Formas de tratamento em caso de complicações
Entre as formas de tratamento, em caso de complicações da “jarda”, a médica clínica geral citou o acompanhamento por um psicólogo, prática de exercícios físicos, alimentação regular após a recuperação cirúrgica, acrescentando que, muitas mulheres, acabam deformadas para toda a vida.
“Tudo que é acrescentado ao nosso corpo pode trazer consequências. O nosso organismo é inteligente, tudo o que considera desconhecido, ele combate”, alertou.
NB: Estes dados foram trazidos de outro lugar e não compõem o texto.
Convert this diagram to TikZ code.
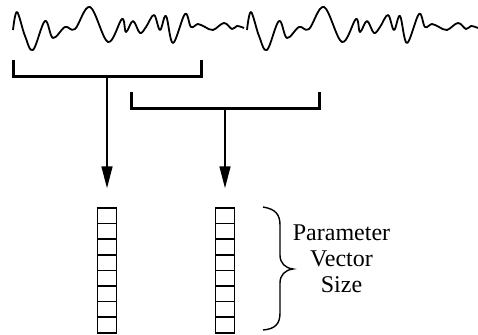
\documentclass[tikz,border=0pt]{standalone}
\usepackage{fontspec}
\setmainfont{Liberation Serif}
\usetikzlibrary{arrows.meta, positioning}

\begin{document}
\begin{tikzpicture}[
  x=1pt, y=-1pt,
  wave/.style={line width=1.8pt, line join=round},
  bracket/.style={line width=3pt},
  stem/.style={line width=1.5pt, -{Triangle[length=22pt, width=11pt]}, shorten >=19pt},
  cell/.style={draw, line width=1.5pt, minimum width=19pt, minimum height=15.6pt, inner sep=0pt},
  ]
  \useasboundingbox (0,0) rectangle (478,334);
  % signal, the same stretch twice
  \foreach \dx in {0,234}
  \draw[wave, xshift=\dx pt] plot[smooth, tension=0.6] coordinates {
    (13,30) (17,12) (25,36) (33,50) (45,21) (53,38) (65,27) (75,29) (90,7)
    (108,42) (122,19) (126,32) (133,21) (140,33) (146,27) (154,15) (160,30)
    (166,16) (173,43) (185,14) (191,27) (198,24) (205,27) (213,30) (224,23)
    (232,29) (237,26) (244,28)};
  % frames
  \draw[bracket] (13,60) -- (13,77) -- (201,77) -- (201,60);
  \draw[bracket] (131,92) -- (131,108) -- (319,108) -- (319,92);
  \coordinate (win1) at (107,77);
  \coordinate (win2) at (225,108);
  % parameter vectors
  \foreach \i in {1,...,8} {
    \node[cell] (va-\i) at (107, 200.2+15.6*\i) {};
    \node[cell] (vb-\i) at (225, 200.2+15.6*\i) {};
  }
  \draw[stem] (win1) -- (va-1.north);
  \draw[stem] (win2) -- (vb-1.north);
  % brace and label
  \draw[line width=1.4pt] (263,207) .. controls (275,209) and (280,214) .. (280,225)
    -- (280,255) .. controls (280,263) and (285,268) .. (293,269)
    .. controls (285,270) and (280,275) .. (280,283)
    -- (280,313) .. controls (280,324) and (275,329) .. (263,330);
  \node[anchor=base, align=center, font=\fontsize{24}{26}\selectfont, inner sep=0pt]
    (size) at (341.5,292) {Parameter\\Vector\\Size};
\end{tikzpicture}
\end{document}
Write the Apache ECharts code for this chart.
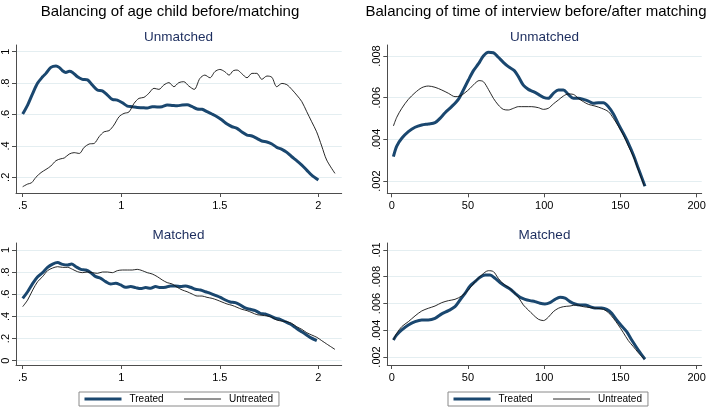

Ana Terramoto acrescentou que, dependendo do hormónio usado, poderá ocorrer um desequilíbrio hormonal, atingindo directamente o ovário e o útero, causando irregularidades no ciclo menstrual e distúrbios na saúde reprodutiva.
Consequências disfuncionais
A “jarda” é um assunto que tem tomado proporções alarmantes do ponto de vista da convivência social, pelo facto de as pessoas estarem insatisfeitas consigo mesmas, segundo o psicólogo Emanuel Capita.
Por essa razão, continuou, fazem recurso a serviços estéticos, de forma a colmatar algumas anomalias que elas pensam que têm.
“Esses trabalhos estéticos, que avolumam tanto as nádegas como os seios, muitas vezes por intermédio de injecções, na maior parte dos casos danificam o organismo”, explicou.
Emanuel Capita avançou que, a nível psicológico, mulheres que usam “jarda” sentem-se diminuídas e insatisfeitas com o seu corpo.
“A tendência é fazer tal e qual as outras são, para estar incluída naquele meio”, disse, tendo acrescentado que, desta forma, se diminuem pelo facto de se sentirem completas com as coisas que observam de outras pessoas.
O especialista salientou que a Psicologia não tem o direito de condenar, mas, sim, fazer entender às pessoas que a aplicação da “jarda” traz consequências disfuncionais a curto ou médio prazos.
O psicólogo Emanuel Capita disse que a família é a primeira base de pressão e responsável pela educação dos filhos, embora muitas se encontrem disfuncionais.
“Não basta estarem presentes. Mas, sim, educar os filhos a valorizarem e pensarem nas coisas que têm”, frisou.
Segundo o especialista, na maior parte dos casos, são mulheres de classe baixa que tendem a fazer recurso a configurações estéticas, de forma a adquirir algum tipo de expressão social.
“Estes procedimentos estéticos acarretam doenças que, normalmente, afectam a auto-estima e a mulher sente-se afastada e desvinculada socialmente”, explicou.
Emanuel Capita defendeu a necessidade de haver maior consciência na população, no que diz respeito aos procedimentos da “jarda”.
“Nós, os psicólogos, deveríamos ter espaços de intervenção, no sentido de alertarmos a sociedade que não são os procedimentos estéticos, como “jardas” ou botox, que fazem uma mulher”, rematou.